*Requirements*
Copy exactly, and only, the lines starting at the line with "Clone this chart in matplotlib." and ending at the line with "2.26e-5, 1.28e-5, -0.23e-5, -1.43e-5, -2.26e-5]". Leave every picture out of the copy.

*Data for this task*
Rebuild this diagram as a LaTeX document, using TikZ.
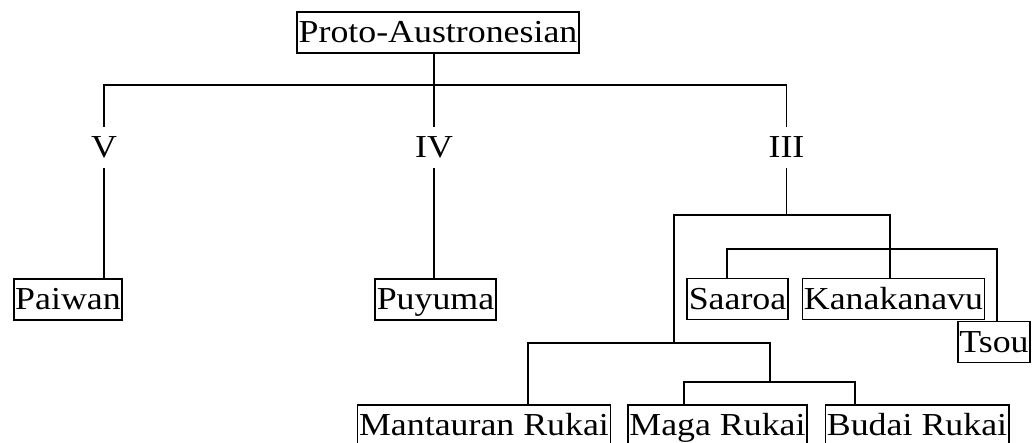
\documentclass[tikz,border=0pt]{standalone}
\usepackage{fontspec}
\setmainfont{Liberation Serif}[FakeStretch=1.12]
\begin{document}
\begin{tikzpicture}[x=1pt,y=-1pt,
  lang/.style={draw,line width=1.8pt,inner xsep=1.5pt,inner ysep=4.5pt,
    text height=26pt,text depth=6pt,font=\fontsize{32}{38}\selectfont},
  grp/.style={inner xsep=0pt,inner ysep=10pt,font=\fontsize{32}{38}\selectfont},
  branch/.style={line width=1.8pt}]
\useasboundingbox (0,0) rectangle (1032,442);

% language and subgroup nodes
\node[lang] (proto) at (438,32.5) {Proto-Austronesian};
\node[grp] (v)   at (104,147.5) {V};
\node[grp] (iv)  at (434,147.5) {IV};
\node[grp] (iii) at (786.5,147.5) {III};
\node[lang] (paiwan) at (68,299.5) {Paiwan};
\node[lang] (puyuma) at (435.5,299.5) {Puyuma};
\node[lang] (saaroa) at (737.5,299) {Saaroa};
\node[lang] (kanakanavu) at (893.5,299) {Kanakanavu};
\node[lang,anchor=east] (tsou) at (1031,342) {Tsou};
\node[lang] (mantauran) at (484,425.5) {Mantauran Rukai};
\node[lang] (maga) at (717.5,425.5) {Maga Rukai};
\node[lang] (budai) at (917,425.5) {Budai Rukai};

% branching points
\coordinate (bar) at (0,85);
\coordinate (k1) at (674,215);
\coordinate (k2) at (890,215);
\coordinate (t1) at (727,249);
\coordinate (t2) at (997,249);
\coordinate (r1) at (528,343);
\coordinate (r2) at (770,343);
\coordinate (m1) at (684,382);
\coordinate (m2) at (855,382);

% top level
\draw[branch] (iv.north |- proto.south) -- (iv.north);
\draw[branch] (v.north) -- (v.north |- bar) -- (iii.north |- bar) -- (iii.north);
\draw[branch] (v.south) -- (v.south |- paiwan.north);
\draw[branch] (iv.south) -- (iv.south |- puyuma.north);

% subgroup III
\draw[branch] (iii.south) -- (iii.south |- k1);
\draw[branch] (k1 |- r1) -- (k1) -- (k2) -- (k2 |- kanakanavu.north);
\draw[branch] (t1 |- saaroa.north) -- (t1) -- (t2) -- (t2 |- tsou.north);

% Rukai
\draw[branch] (r1 |- mantauran.north) -- (r1) -- (r2) -- (r2 |- m1);
\draw[branch] (m1 |- maga.north) -- (m1) -- (m2) -- (m2 |- budai.north);
\end{tikzpicture}
\end{document}
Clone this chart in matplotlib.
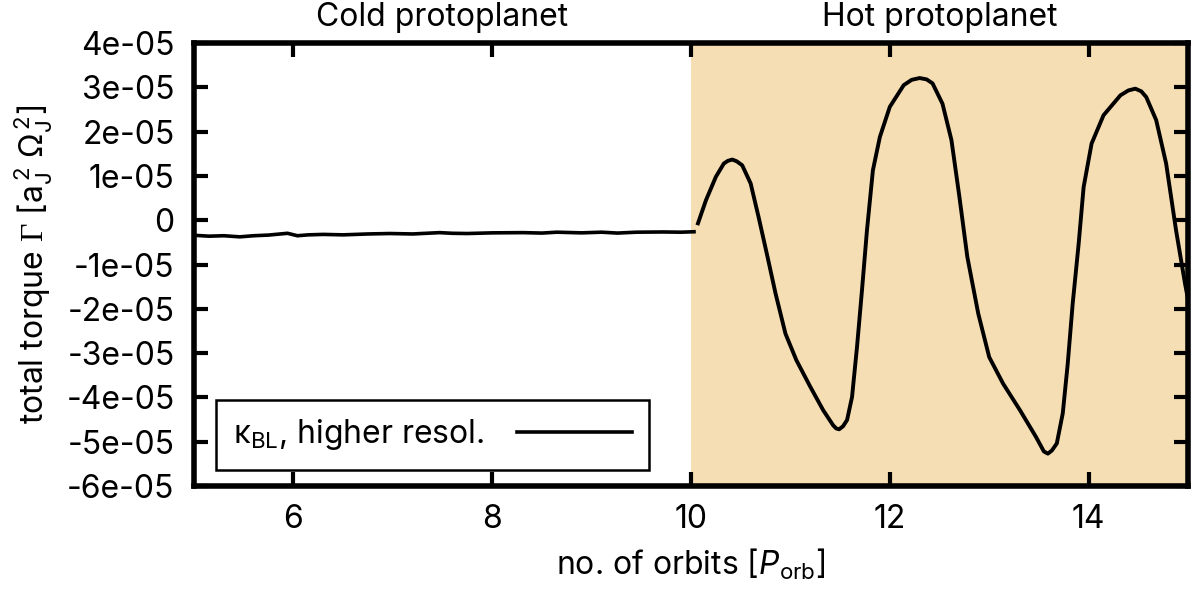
import matplotlib
matplotlib.use("Agg")
import matplotlib.pyplot as plt
import matplotlib.transforms as mtransforms

# ----------------------------
# Data
# ----------------------------
cold_orbits = [5.0, 5.15, 5.3, 5.46, 5.6, 5.75, 5.94, 6.04, 6.15, 6.3, 6.5,
               6.75, 6.97, 7.2, 7.47, 7.6, 7.75, 8.0, 8.31, 8.5, 8.65, 8.9,
               9.1, 9.26, 9.45, 9.72, 9.9, 10.03]
cold_torque = [-3.4e-6, -3.6e-6, -3.5e-6, -3.75e-6, -3.5e-6, -3.35e-6, -2.95e-6,
               -3.5e-6, -3.3e-6, -3.2e-6, -3.3e-6, -3.1e-6, -3.0e-6, -3.1e-6,
               -2.8e-6, -2.95e-6, -3.0e-6, -2.85e-6, -2.8e-6, -2.9e-6, -2.7e-6,
               -2.85e-6, -2.7e-6, -2.9e-6, -2.7e-6, -2.65e-6, -2.7e-6, -2.6e-6]

hot_orbits = [10.07, 10.15, 10.25, 10.33, 10.37, 10.415, 10.46, 10.515, 10.6,
              10.68, 10.77, 10.85, 10.95, 11.06, 11.2, 11.33, 11.43, 11.46,
              11.49, 11.53, 11.57, 11.62, 11.67, 11.72, 11.77, 11.83, 11.9,
              12.0, 12.14, 12.22, 12.3, 12.37, 12.43, 12.53, 12.62, 12.7,
              12.78, 12.89, 13.0, 13.14, 13.31, 13.47, 13.55, 13.59, 13.63,
              13.68, 13.74, 13.79, 13.84, 13.9, 13.95, 14.03, 14.15, 14.32,
              14.4, 14.47, 14.53, 14.58, 14.68, 14.78, 14.88, 14.97, 15.04]
hot_torque = [-0.07e-5, 0.45e-5, 0.98e-5, 1.28e-5, 1.34e-5, 1.37e-5, 1.33e-5,
              1.24e-5, 0.83e-5, 0.07e-5, -0.83e-5, -1.65e-5, -2.56e-5,
              -3.16e-5, -3.76e-5, -4.29e-5, -4.63e-5, -4.70e-5, -4.72e-5,
              -4.65e-5, -4.51e-5, -3.99e-5, -2.86e-5, -1.58e-5, -0.23e-5,
              1.13e-5, 1.88e-5, 2.56e-5, 3.05e-5, 3.17e-5, 3.21e-5, 3.18e-5,
              3.09e-5, 2.63e-5, 1.81e-5, 0.53e-5, -0.83e-5, -2.11e-5, -3.09e-5,
              -3.69e-5, -4.29e-5, -4.89e-5, -5.22e-5, -5.27e-5, -5.20e-5,
              -5.04e-5, -4.36e-5, -3.24e-5, -1.88e-5, -0.53e-5, 0.75e-5,
              1.73e-5, 2.37e-5, 2.82e-5, 2.93e-5, 2.97e-5, 2.91e-5, 2.78e-5,
              2.26e-5, 1.28e-5, -0.23e-5, -1.43e-5, -2.26e-5]

x_ticks = [6, 8, 10, 12, 14]
y_ticks = [-6e-5, -5e-5, -4e-5, -3e-5, -2e-5, -1e-5, 0, 1e-5, 2e-5, 3e-5, 4e-5]
y_ticklabels = ["-6e-05", "-5e-05", "-4e-05", "-3e-05", "-2e-05", "-1e-05",
                "0", "1e-05", "2e-05", "3e-05", "4e-05"]
hot_start, hot_end = 10, 15

# ----------------------------
# Style
# ----------------------------
fam = "Inter"
plt.rcParams["font.family"] = [fam, "DejaVu Sans"]
plt.rcParams["mathtext.fontset"] = "custom"
plt.rcParams["mathtext.rm"] = fam
plt.rcParams["mathtext.it"] = fam + ":italic"
plt.rcParams["mathtext.bf"] = fam + ":bold"
plt.rcParams["mathtext.sf"] = "Liberation Serif"

fs = 23

# ----------------------------
# Plot
# ----------------------------
fig = plt.figure(figsize=(12, 5.98), dpi=100)
ax = fig.add_axes([0.1617, 0.1873, 0.8283, 0.7407])

ax.axvspan(hot_start, hot_end, color="#F5DEB3", lw=0, zorder=0)
ax.plot(cold_orbits, cold_torque, color="black", lw=2.6, zorder=3,
        label="κ$_{\\rm BL}$, higher resol.")
ax.plot(hot_orbits, hot_torque, color="black", lw=2.8, zorder=3)

ax.set_xlim(5, 15)
ax.set_ylim(-6e-5, 4e-5)
ax.set_xticks(x_ticks)
ax.set_yticks(y_ticks)
ax.set_yticklabels(y_ticklabels)

ax.tick_params(direction="in", length=10, width=3, top=True, right=True,
               labelsize=fs, colors="black")
ax.tick_params(axis="x", pad=13)
ax.tick_params(axis="y", pad=14)
for sp in ax.spines.values():
    sp.set_linewidth(4)
    sp.set_zorder(5)

ax.set_xlabel(r"no. of orbits [$P_{\rm orb}$]", fontsize=fs, labelpad=8)
ax.set_ylabel(r"total torque $\mathsf{\Gamma}$ [a$_{\rm J}^{\,2}$ $\Omega_{\rm J}^{\,2}$]",
              fontsize=fs, labelpad=8)

trans = mtransforms.blended_transform_factory(ax.transData, ax.transAxes)
ax.text(7.5, 1.022, "Cold protoplanet", transform=trans, ha="center",
        va="bottom", fontsize=fs)
ax.text(12.5, 1.022, "Hot protoplanet", transform=trans, ha="center",
        va="bottom", fontsize=fs)

leg = ax.legend(loc="lower left", bbox_to_anchor=(0.022, 0.036),
                borderaxespad=0, fontsize=fs, markerfirst=False,
                handlelength=3.6, handletextpad=1.0, borderpad=0.55,
                fancybox=False, framealpha=1, edgecolor="black")
leg.get_frame().set_linewidth(1.8)
leg.set_zorder(6)

fig.savefig("out.png", dpi=100)
plt.close(fig)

*Solution for this problem*
Clone this chart in matplotlib.
import matplotlib
matplotlib.use("Agg")
import matplotlib.pyplot as plt
import matplotlib.transforms as mtransforms

# ----------------------------
# Data
# ----------------------------
cold_orbits = [5.0, 5.15, 5.3, 5.46, 5.6, 5.75, 5.94, 6.04, 6.15, 6.3, 6.5,
               6.75, 6.97, 7.2, 7.47, 7.6, 7.75, 8.0, 8.31, 8.5, 8.65, 8.9,
               9.1, 9.26, 9.45, 9.72, 9.9, 10.03]
cold_torque = [-3.4e-6, -3.6e-6, -3.5e-6, -3.75e-6, -3.5e-6, -3.35e-6, -2.95e-6,
               -3.5e-6, -3.3e-6, -3.2e-6, -3.3e-6, -3.1e-6, -3.0e-6, -3.1e-6,
               -2.8e-6, -2.95e-6, -3.0e-6, -2.85e-6, -2.8e-6, -2.9e-6, -2.7e-6,
               -2.85e-6, -2.7e-6, -2.9e-6, -2.7e-6, -2.65e-6, -2.7e-6, -2.6e-6]

hot_orbits = [10.07, 10.15, 10.25, 10.33, 10.37, 10.415, 10.46, 10.515, 10.6,
              10.68, 10.77, 10.85, 10.95, 11.06, 11.2, 11.33, 11.43, 11.46,
              11.49, 11.53, 11.57, 11.62, 11.67, 11.72, 11.77, 11.83, 11.9,
              12.0, 12.14, 12.22, 12.3, 12.37, 12.43, 12.53, 12.62, 12.7,
              12.78, 12.89, 13.0, 13.14, 13.31, 13.47, 13.55, 13.59, 13.63,
              13.68, 13.74, 13.79, 13.84, 13.9, 13.95, 14.03, 14.15, 14.32,
              14.4, 14.47, 14.53, 14.58, 14.68, 14.78, 14.88, 14.97, 15.04]
hot_torque = [-0.07e-5, 0.45e-5, 0.98e-5, 1.28e-5, 1.34e-5, 1.37e-5, 1.33e-5,
              1.24e-5, 0.83e-5, 0.07e-5, -0.83e-5, -1.65e-5, -2.56e-5,
              -3.16e-5, -3.76e-5, -4.29e-5, -4.63e-5, -4.70e-5, -4.72e-5,
              -4.65e-5, -4.51e-5, -3.99e-5, -2.86e-5, -1.58e-5, -0.23e-5,
              1.13e-5, 1.88e-5, 2.56e-5, 3.05e-5, 3.17e-5, 3.21e-5, 3.18e-5,
              3.09e-5, 2.63e-5, 1.81e-5, 0.53e-5, -0.83e-5, -2.11e-5, -3.09e-5,
              -3.69e-5, -4.29e-5, -4.89e-5, -5.22e-5, -5.27e-5, -5.20e-5,
              -5.04e-5, -4.36e-5, -3.24e-5, -1.88e-5, -0.53e-5, 0.75e-5,
              1.73e-5, 2.37e-5, 2.82e-5, 2.93e-5, 2.97e-5, 2.91e-5, 2.78e-5,
              2.26e-5, 1.28e-5, -0.23e-5, -1.43e-5, -2.26e-5]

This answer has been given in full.